Create a snapshot before terminating anything you're unsure about
# Get volume IDs attached to the instance aws ec2 describe-instances \ --instance-ids i-0abc123def456 \ --query 'Reservations[*].Instances[*].BlockDeviceMappings[*].Ebs.VolumeId' # Create a snapshot with a descriptive description aws ec2 create-snapshot \ --volume-id vol-0abc123 \ --description "pre-termination snapshot — api-processor-prod — april 2026"
What Normal Looks Like After
After going through this process, a healthy EC2 fleet has a few properties: every instance has meaningful tags, you can look at any instance in the console and immediately understand its purpose, stopped instances are either intentionally stopped or don't exist, and you have a runbook somewhere that describes what each critical instance does and how to recover it if it goes away.

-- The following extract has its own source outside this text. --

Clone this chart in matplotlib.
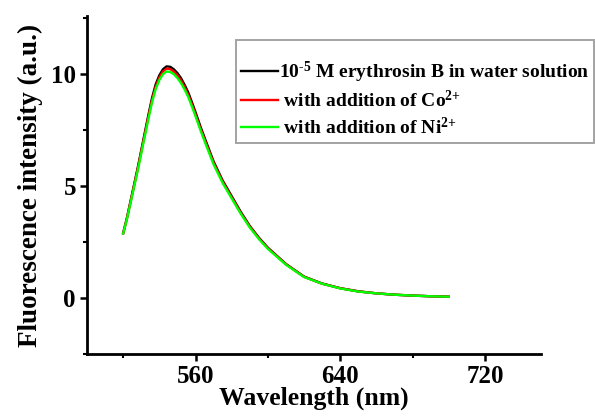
import matplotlib.pyplot as plt
from matplotlib.ticker import MultipleLocator

# emission spectra (nm, a.u.)
wavelength = [520, 522, 524, 526, 528, 530, 532, 534, 536, 538,
              540, 542, 544, 546, 548, 550, 552, 554, 556, 558,
              560, 563, 566, 570, 575, 580, 585, 590, 595, 600,
              610, 620, 630, 640, 650, 660, 670, 680, 690, 700]

erythrosin = [2.90, 3.55, 4.30, 5.05, 5.80, 6.60, 7.40, 8.20, 8.95, 9.55,
              9.95, 10.22, 10.35, 10.33, 10.22, 10.05, 9.82, 9.52, 9.18, 8.75,
              8.30, 7.60, 6.95, 6.10, 5.25, 4.55, 3.85, 3.22, 2.70, 2.25,
              1.52, 0.96, 0.65, 0.44, 0.30, 0.21, 0.15, 0.11, 0.08, 0.06]

with_co = [2.89, 3.53, 4.27, 5.01, 5.75, 6.54, 7.33, 8.12, 8.86, 9.45,
           9.85, 10.12, 10.25, 10.23, 10.12, 9.95, 9.72, 9.42, 9.08, 8.66,
           8.21, 7.52, 6.88, 6.04, 5.20, 4.50, 3.81, 3.19, 2.67, 2.23,
           1.51, 0.95, 0.64, 0.44, 0.30, 0.21, 0.15, 0.11, 0.08, 0.06]

with_ni = [2.88, 3.50, 4.22, 4.95, 5.68, 6.46, 7.24, 8.02, 8.76, 9.34,
           9.74, 10.00, 10.12, 10.10, 10.00, 9.83, 9.60, 9.31, 8.98, 8.56,
           8.12, 7.44, 6.80, 5.97, 5.14, 4.45, 3.77, 3.15, 2.64, 2.20,
           1.49, 0.94, 0.64, 0.43, 0.29, 0.21, 0.15, 0.11, 0.08, 0.06]

labels = [r'10$^{\text{-5}}$ M erythrosin B in water solution',
          r' with addition of Co$^{2{+}}$',
          r' with addition of Ni$^{2{+}}$']

plt.rcParams['font.family'] = 'Liberation Serif'
plt.rcParams['font.weight'] = 'bold'
plt.rcParams['mathtext.fontset'] = 'custom'
plt.rcParams['mathtext.rm'] = 'Liberation Serif:bold'
plt.rcParams['mathtext.it'] = 'Liberation Serif:bold'
plt.rcParams['mathtext.bf'] = 'Liberation Serif:bold'

fig = plt.figure(figsize=(5.95, 4.2), dpi=100)
ax = fig.add_axes([0.1462, 0.1571, 0.7630, 0.8048])

ax.plot(wavelength, erythrosin, color='black', lw=1.7, label=labels[0])
ax.plot(wavelength, with_co, color='red', lw=1.7, label=labels[1])
ax.plot(wavelength, with_ni, color='#00ff00', lw=1.7, label=labels[2])

ax.set_xlim(500, 751)
ax.set_ylim(-2.5, 12.6)
ax.xaxis.set_major_locator(MultipleLocator(80))
ax.xaxis.set_minor_locator(MultipleLocator(40))
ax.yaxis.set_major_locator(MultipleLocator(5))
ax.yaxis.set_minor_locator(MultipleLocator(2.5))

for side in ['top', 'right']:
    ax.spines[side].set_visible(False)
for side in ['left', 'bottom']:
    ax.spines[side].set_linewidth(2)

ax.tick_params(which='major', direction='out', length=5, width=1.8, labelsize=18, pad=3)
ax.tick_params(which='minor', direction='out', length=3, width=1.5)

ax.set_xlabel('Wavelength (nm)', fontsize=18.5, fontweight='bold', labelpad=-1)
ax.set_ylabel('Fluorescence intensity (a.u.)', fontsize=19.5, fontweight='bold', labelpad=6)

leg = ax.legend(loc='upper left', bbox_to_anchor=(236 / 595, 1 - 40 / 420),
                bbox_transform=fig.transFigure, title=' ', title_fontsize=8,
                fontsize=14, frameon=True, fancybox=False, handlelength=1.9,
                handletextpad=0.05, borderpad=0.25, labelspacing=0.28,
                borderaxespad=0)
leg.get_frame().set_edgecolor('#8c8c8c')
leg.get_frame().set_linewidth(1.4)
for txt in leg.get_texts():
    txt.set_fontweight('bold')

fig.savefig('out.png', dpi=100)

You won't get there in a week. With a large inherited fleet, realistically you're looking at a few months of incremental work alongside your normal responsibilities. The goal isn't perfection — it's getting to a state where the next person to open the console doesn't feel the same dread you felt on day one.
The instance named DO NOT TOUCH? I finally figured out what it does. It's since been replaced by a Lambda function. But I still kept the name in the new function's description, as a tribute.